I am 29 today. Two days ago I was filled with a huge amount of opimisim for what th next 30 years of my lfe are going to be like. Can't say why for ceartain, just was ya know. The weather was lovey, it was sunny, warm. I was about to go climbing with a good friend, things were in a good place for feeling optomistic. Since then its been pissing rain, but you'll get that (as a good friend of mine likes to say).

I like e2, I like this place a lot, it amuses me, informs me. I really like the sense of community about this place. I once even met a few noders in real life. They were as diverse as you might expect from the diversity of writing to be found here.

I've not participated much here in the past year or two. Circumstance prevented me but a lot has happened.

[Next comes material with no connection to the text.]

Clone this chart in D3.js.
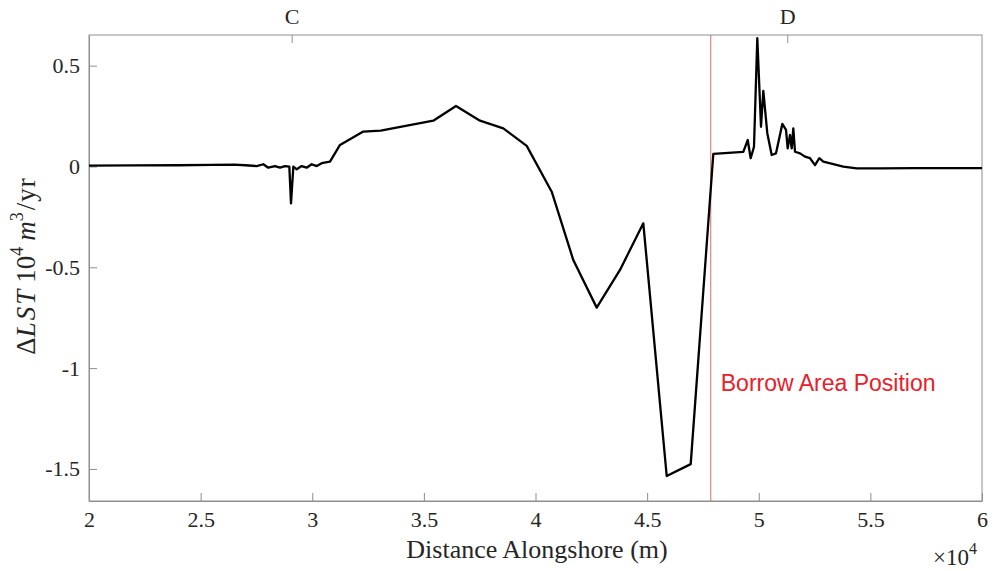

Much water passed beneather the bridge of my life.

- The teaching gig that I mentioned in my last daylog only lasted a few weeks. It was an inense and hard experience. I learnt a lot from not, not least of which was the fact that I don't want to teach children. I spent another few months in Ireland and then I got a new job in Germany. So here I am in sunny Heidelberg working for Springer-Verlag. We make science books. Get that, I work for a company that makes books, how cool is that. I'm a copy editor. I make sure that the language our authors write makes sense and is clear. I imagine its a bit like being an e2 editor but with deadlines and money.

In Germany there is a custon. On your birthday you bring cake into the office for everyone to share. I brough in a Linzer torte and a choclate nut rich big thing, they are both very nice. One of my colleagues told the other people in the office that I do most of my grocery shopping at train stations and petrol stations (the only places in Germany open late on the weekend), so for my birthday the people in the office bought me a bag of grocies. They even hand sowed the grocery bag! I kid you not. It has an internal pocket for a botle of beer, they know me well.

I have not written much in this place for the past while, but now I have daily access, I have to be carefull. My intention is to purchase a computer soon and do all of this from home. Today is my birthday, I will allow myself to write for a little longer than I would otherwise. Two years ago my grandmother died. I had grown up with her since I was 4 years old. Lived with her. She was the last of my direct family in a strange way, its more complicated than that, but my family unit consited of her and my father, he died a long time ago. There are cousins and aunts and uncles. It is a good family and I like it. I'm not going to exchange it any time soon. A few months ago we decided to sell the home, the house I grew up in. It has been sold, and now I am living in another country and I have no longer my home in Dublin. Its a strange sensation and I suspect that it will take a few more years to get used to. I am expecting to recieve a small inheritance. I will buy a computer (for the first time in my life) and perhaps then I wll participate here a little more.

Its my birthday, YAY! go me, one more time round the sun, seen Dublin, Edinburgh, New York and now Heidelberg. Watced people come and go, felt the sun on my face, clean rock under my fingers. Breathing with life, joy of working, loved and been loved. Its my birthday, I am a little older, oldly going onward. All that is past has moulded me for what is to come.